SUPPLIED DATA:
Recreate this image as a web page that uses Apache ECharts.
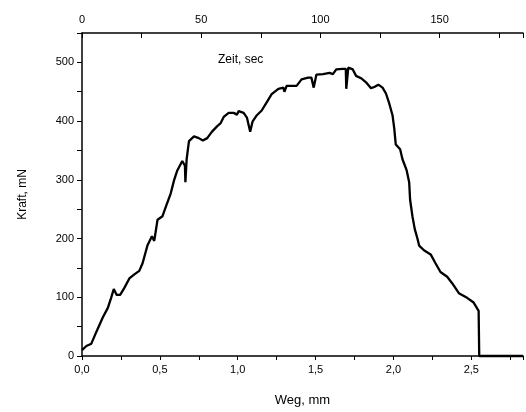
<!DOCTYPE html>
<html>
<head>
<meta charset="utf-8">
<script src="https://cdn.jsdelivr.net/npm/echarts@6/dist/echarts.min.js"></script>
<style>
  html, body { margin: 0; padding: 0; background: #fff; }
  #chart { width: 526px; height: 412px; }
</style>
</head>
<body>
<div id="chart"></div>
<script>
  // Weg (mm) and Kraft (mN)
  const wegMm = [
    0.000, 0.028, 0.060, 0.092, 0.134, 0.166, 0.187, 0.204, 0.223, 0.245,
    0.272, 0.304, 0.336, 0.368, 0.389, 0.420, 0.449, 0.464, 0.485, 0.517,
    0.538, 0.570, 0.591, 0.612, 0.644, 0.661, 0.664, 0.668, 0.672, 0.687,
    0.719, 0.750, 0.776, 0.804, 0.835, 0.867, 0.889, 0.910, 0.942, 0.974,
    0.995, 1.006, 1.038, 1.059, 1.080, 1.095, 1.123, 1.154, 1.186, 1.218,
    1.261, 1.293, 1.300, 1.314, 1.378, 1.410, 1.452, 1.473, 1.488, 1.492,
    1.505, 1.548, 1.590, 1.611, 1.633, 1.675, 1.694, 1.697, 1.703, 1.710,
    1.718, 1.739, 1.760, 1.792, 1.824, 1.856, 1.877, 1.903, 1.930, 1.952,
    1.973, 1.994, 2.005, 2.015, 2.043, 2.058, 2.085, 2.101, 2.107, 2.122,
    2.137, 2.154, 2.165, 2.196, 2.239, 2.270, 2.302, 2.345, 2.377, 2.420,
    2.473, 2.515, 2.547, 2.551, 2.551, 2.832
  ];
  const kraftMn = [
    10, 17, 21, 41, 66, 82, 99, 114, 104, 104,
    116, 132, 139, 145, 158, 188, 204, 196, 232, 238,
    254, 277, 299, 316, 332, 324, 296, 296, 335, 366,
    374, 371, 367, 371, 382, 391, 396, 407, 414, 414,
    411, 417, 414, 406, 382, 399, 410, 418, 432, 446,
    455, 457, 450, 460, 460, 471, 474, 474, 457, 457,
    479, 480, 482, 480, 488, 489, 489, 455, 455, 491,
    491, 488, 477, 473, 466, 456, 458, 462, 457, 447,
    430, 410, 388, 360, 352, 335, 316, 296, 266, 238,
    216, 200, 188, 180, 173, 158, 143, 135, 124, 107,
    99, 91, 77, 74, 0, 0
  ];
  const kraftTicks = [0, 100, 200, 300, 400, 500];
  const wegTicks = [0, 0.5, 1.0, 1.5, 2.0, 2.5];
  const zeitTicks = [0, 50, 100, 150];

  const FONT = "Liberation Sans, Arial, sans-serif";
  const near = (v, list) => list.some((t) => Math.abs(v - t) < 1e-6);

  const chart = echarts.init(document.getElementById("chart"), null, { renderer: "canvas" });
  chart.setOption({
    animation: false,
    title: {
      text: "Zeit, sec",
      left: 213,
      top: 49,
      textStyle: { fontFamily: FONT, fontSize: 12, fontWeight: "normal", color: "#000" }
    },
    grid: { left: 82, right: 0, top: 33, bottom: 49 },
    xAxis: [
      {
        type: "value",
        position: "bottom",
        min: 0,
        max: 2.832,
        interval: 0.25,
        name: "Weg, mm",
        nameLocation: "middle",
        nameGap: 38,
        nameTextStyle: { fontFamily: FONT, fontSize: 13, color: "#000" },
        axisLine: { lineStyle: { color: "#000", width: 1.5 } },
        axisTick: { length: 4, lineStyle: { color: "#000", width: 1 } },
        axisLabel: {
          fontFamily: FONT, fontSize: 11, color: "#000", margin: 8,
          formatter: (v) => near(v, wegTicks) ? v.toFixed(1).replace(".", ",") : ""
        },
        splitLine: { show: false }
      },
      {
        type: "value",
        position: "top",
        min: 0,
        max: 185,
        interval: 25,
        axisLine: { lineStyle: { color: "#000", width: 1.5 } },
        axisTick: { inside: true, length: 5, lineStyle: { color: "#000", width: 1 } },
        axisLabel: {
          fontFamily: FONT, fontSize: 11, color: "#000", margin: 8,
          formatter: (v) => near(v, zeitTicks) ? String(v) : ""
        },
        splitLine: { show: false }
      }
    ],
    yAxis: {
      type: "value",
      min: 0,
      max: 550,
      interval: 50,
      name: "Kraft, mN",
      nameLocation: "middle",
      nameGap: 53,
      nameTextStyle: { fontFamily: FONT, fontSize: 12, color: "#000" },
      axisLine: { show: true, lineStyle: { color: "#000", width: 1.5 } },
      axisTick: { show: true, length: 5, lineStyle: { color: "#000", width: 1 } },
      axisLabel: {
        fontFamily: FONT, fontSize: 11, color: "#000", margin: 8,
        formatter: (v) => near(v, kraftTicks) ? String(v) : ""
      },
      splitLine: { show: false }
    },
    series: [{
      type: "line",
      xAxisIndex: 0,
      data: wegMm.map((x, i) => [x, kraftMn[i]]),
      showSymbol: false,
      clip: false,
      lineStyle: { color: "#000", width: 2.3 }
    }]
  });
</script>
</body>
</html>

YOUR TASK: Skip the pictures and restate exactly the lines from the beginning of the listing to the line with "const zeitTicks = [0, 50, 100, 150];", that line included.

FINAL ANSWER:
Recreate this image as a web page that uses Apache ECharts.
<!DOCTYPE html>
<html>
<head>
<meta charset="utf-8">
<script src="https://cdn.jsdelivr.net/npm/echarts@6/dist/echarts.min.js"></script>
<style>
  html, body { margin: 0; padding: 0; background: #fff; }
  #chart { width: 526px; height: 412px; }
</style>
</head>
<body>
<div id="chart"></div>
<script>
  // Weg (mm) and Kraft (mN)
  const wegMm = [
    0.000, 0.028, 0.060, 0.092, 0.134, 0.166, 0.187, 0.204, 0.223, 0.245,
    0.272, 0.304, 0.336, 0.368, 0.389, 0.420, 0.449, 0.464, 0.485, 0.517,
    0.538, 0.570, 0.591, 0.612, 0.644, 0.661, 0.664, 0.668, 0.672, 0.687,
    0.719, 0.750, 0.776, 0.804, 0.835, 0.867, 0.889, 0.910, 0.942, 0.974,
    0.995, 1.006, 1.038, 1.059, 1.080, 1.095, 1.123, 1.154, 1.186, 1.218,
    1.261, 1.293, 1.300, 1.314, 1.378, 1.410, 1.452, 1.473, 1.488, 1.492,
    1.505, 1.548, 1.590, 1.611, 1.633, 1.675, 1.694, 1.697, 1.703, 1.710,
    1.718, 1.739, 1.760, 1.792, 1.824, 1.856, 1.877, 1.903, 1.930, 1.952,
    1.973, 1.994, 2.005, 2.015, 2.043, 2.058, 2.085, 2.101, 2.107, 2.122,
    2.137, 2.154, 2.165, 2.196, 2.239, 2.270, 2.302, 2.345, 2.377, 2.420,
    2.473, 2.515, 2.547, 2.551, 2.551, 2.832
  ];
  const kraftMn = [
    10, 17, 21, 41, 66, 82, 99, 114, 104, 104,
    116, 132, 139, 145, 158, 188, 204, 196, 232, 238,
    254, 277, 299, 316, 332, 324, 296, 296, 335, 366,
    374, 371, 367, 371, 382, 391, 396, 407, 414, 414,
    411, 417, 414, 406, 382, 399, 410, 418, 432, 446,
    455, 457, 450, 460, 460, 471, 474, 474, 457, 457,
    479, 480, 482, 480, 488, 489, 489, 455, 455, 491,
    491, 488, 477, 473, 466, 456, 458, 462, 457, 447,
    430, 410, 388, 360, 352, 335, 316, 296, 266, 238,
    216, 200, 188, 180, 173, 158, 143, 135, 124, 107,
    99, 91, 77, 74, 0, 0
  ];
  const kraftTicks = [0, 100, 200, 300, 400, 500];
  const wegTicks = [0, 0.5, 1.0, 1.5, 2.0, 2.5];
  const zeitTicks = [0, 50, 100, 150];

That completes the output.